INCENTIVE SHATTERED: Back in the old days, a mountain of scrap bottles like this could have made some lucky kid a millionaire.
Back in knee-high days, we had this wonderful market mechanism called bottle money.
This was being able to take empty glass (no plastic then) soft drink or beer bottles back to the shop or garage and get a payout — a big, bronzed penny for the long-necked brown beer bottles, or a tiny, silvery threepenny bit for the smaller, clear-glass soft drink bottles.
It was odd that a bottle half the size of its big beery cousin earned you three times more, especially given that the refund was also half the price of a whole new soft drink — but one didn't argue with market mechanisms.
Bottle money was a wonderful lesson in self-motivation and resourcefulness. On boring Sunday afternoons, with Nat King Cole's Silver Threads and Golden Needles playing on the Sunday Requests for the thousandth time, it was a no-brainer for a good keen cash-hungry boy to head out and hunt down a passel of them thar bottles.
Being out in the sticks somewhat meant pickings weren't quite as rich as for townie kids, but the country kid had natural cunning.
By the time you'd crawled under the local stockyard stands, scoured the adjoining river bank, then patrolled the roadside banks at a carefully calculated distance from the village store or local bowser station — distance calibrated on the average time it took for a thirsty motorist to polish off a soft drink and jettison the empty — you could generally rustle up enough refunds to bankroll some more goodies.
What a wonderful concept. Create an incentive for resources to be returned to source for recycling.
The idea was so good, being go-ahead New Zealanders we naturally had to abandon it. We're a world leader in not knowing a good thing when we see it.
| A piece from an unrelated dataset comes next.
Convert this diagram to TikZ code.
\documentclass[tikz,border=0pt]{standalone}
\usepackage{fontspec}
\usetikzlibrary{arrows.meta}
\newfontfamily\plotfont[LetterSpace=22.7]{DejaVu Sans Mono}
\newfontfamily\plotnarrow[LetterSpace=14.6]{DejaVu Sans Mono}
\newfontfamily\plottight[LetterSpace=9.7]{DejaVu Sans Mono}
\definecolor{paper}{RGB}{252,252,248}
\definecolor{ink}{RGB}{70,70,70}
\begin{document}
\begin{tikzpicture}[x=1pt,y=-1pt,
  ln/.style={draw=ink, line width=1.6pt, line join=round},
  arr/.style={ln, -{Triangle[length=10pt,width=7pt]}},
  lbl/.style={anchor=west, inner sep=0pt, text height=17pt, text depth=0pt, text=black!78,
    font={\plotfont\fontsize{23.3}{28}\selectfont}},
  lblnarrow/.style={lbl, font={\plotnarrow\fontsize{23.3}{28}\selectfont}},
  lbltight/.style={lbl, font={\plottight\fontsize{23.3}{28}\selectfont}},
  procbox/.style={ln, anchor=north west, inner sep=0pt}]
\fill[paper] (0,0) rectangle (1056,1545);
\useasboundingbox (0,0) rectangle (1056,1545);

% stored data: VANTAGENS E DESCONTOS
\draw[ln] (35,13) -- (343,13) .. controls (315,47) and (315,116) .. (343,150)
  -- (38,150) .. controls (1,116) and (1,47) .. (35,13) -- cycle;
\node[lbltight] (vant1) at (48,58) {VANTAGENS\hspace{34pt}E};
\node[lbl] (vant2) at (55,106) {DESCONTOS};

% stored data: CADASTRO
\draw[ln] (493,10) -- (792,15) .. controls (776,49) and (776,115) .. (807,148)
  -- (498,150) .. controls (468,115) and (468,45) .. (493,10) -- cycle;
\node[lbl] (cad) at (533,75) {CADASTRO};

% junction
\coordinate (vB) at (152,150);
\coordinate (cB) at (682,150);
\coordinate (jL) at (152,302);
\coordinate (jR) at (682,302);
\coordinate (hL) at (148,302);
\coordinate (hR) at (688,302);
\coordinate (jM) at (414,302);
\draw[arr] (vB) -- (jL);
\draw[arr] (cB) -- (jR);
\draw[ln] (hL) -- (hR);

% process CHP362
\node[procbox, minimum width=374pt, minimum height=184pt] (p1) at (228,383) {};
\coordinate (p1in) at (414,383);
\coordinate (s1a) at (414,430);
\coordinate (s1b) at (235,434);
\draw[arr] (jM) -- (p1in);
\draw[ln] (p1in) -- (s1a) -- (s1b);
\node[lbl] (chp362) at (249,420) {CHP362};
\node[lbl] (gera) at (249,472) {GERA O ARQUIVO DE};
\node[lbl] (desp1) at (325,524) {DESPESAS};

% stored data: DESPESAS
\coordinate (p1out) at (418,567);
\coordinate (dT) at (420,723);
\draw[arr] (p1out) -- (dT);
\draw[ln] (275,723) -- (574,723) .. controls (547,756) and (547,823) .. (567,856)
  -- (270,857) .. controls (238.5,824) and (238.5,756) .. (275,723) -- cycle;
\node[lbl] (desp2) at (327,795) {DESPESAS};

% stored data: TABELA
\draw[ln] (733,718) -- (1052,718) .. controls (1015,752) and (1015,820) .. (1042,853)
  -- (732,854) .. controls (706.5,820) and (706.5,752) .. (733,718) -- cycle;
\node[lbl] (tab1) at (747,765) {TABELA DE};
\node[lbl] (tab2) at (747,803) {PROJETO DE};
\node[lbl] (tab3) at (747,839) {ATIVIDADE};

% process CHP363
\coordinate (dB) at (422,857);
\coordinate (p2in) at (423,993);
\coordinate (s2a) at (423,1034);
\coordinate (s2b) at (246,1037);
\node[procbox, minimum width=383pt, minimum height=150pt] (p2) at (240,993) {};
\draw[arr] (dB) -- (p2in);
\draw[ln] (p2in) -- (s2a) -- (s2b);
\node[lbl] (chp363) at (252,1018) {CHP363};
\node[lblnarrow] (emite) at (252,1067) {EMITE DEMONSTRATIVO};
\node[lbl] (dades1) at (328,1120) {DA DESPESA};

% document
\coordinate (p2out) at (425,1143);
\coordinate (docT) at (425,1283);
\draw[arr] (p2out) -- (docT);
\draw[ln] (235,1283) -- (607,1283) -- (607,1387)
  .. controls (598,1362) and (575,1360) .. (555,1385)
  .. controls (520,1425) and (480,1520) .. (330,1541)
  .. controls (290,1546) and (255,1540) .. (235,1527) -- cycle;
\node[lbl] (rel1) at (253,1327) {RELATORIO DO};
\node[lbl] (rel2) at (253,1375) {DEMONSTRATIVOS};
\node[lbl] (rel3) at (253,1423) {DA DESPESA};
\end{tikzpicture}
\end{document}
Except, even now, with all the rightful chatter about curbing plastic bags and whatnot, the big brown penny still hasn't dropped that it pays to pay.
Countries with a bit of nous like Norway, for example, have mechanised deposit machines that accept plastic bottles in return for tradeable credits. And have had for about the last 30 years.
Consequently, they have a plastic bottle return rate of about 97 per cent. I can't find NZ return-rate figures, but I suspect it would be about the same as the British rate of roughly 50 per cent, given Kiwis recycle only about a fifth of the overall plastic packaging they consume.
Last year New Zealand recycling companies sent 41 million kilograms of plastic waste overseas for recycling. Meanwhile, Norway is competing for international waste to use as cheap fuel for electricity generation. While this is not by any means ideal — given that producing such waste in the first place is best avoided — at least they're making the most of it in the meantime.
We, on the other hand, are not only crapping big-time in our own nest — the nest, remember, that's meant to be ever so cleanly green — but can't even get it together to recycle that waste to our own benefit.
Industry players insist that it's more "economic" to send waste overseas for recycling but, of course, narrow industry interests preclude factoring in such peripherals as creating local jobs and reducing carbon miles.
The planet's already being suffocated by plastic detritus. Recent studies in Britain showed a river near Manchester had more than 500,000 microplastic particles per square metre in the top 10 centimetres of river bed.
As we've already demonstrated with the rank degradation of our waterways, sadly we also don't seem to have too many reservations about trashing our environment if there's a buck in it.
Since we're meant to be some sort of exemplar — 100% pure and all that hokey — we should really make the effort, given tourism's almost as big a cash cow as the udder ones.
If nothing else, let's at least have plastic bottle recycle-for-refund machines. And guess what, just like the soft drink bottle returns, the payouts help finance the next round.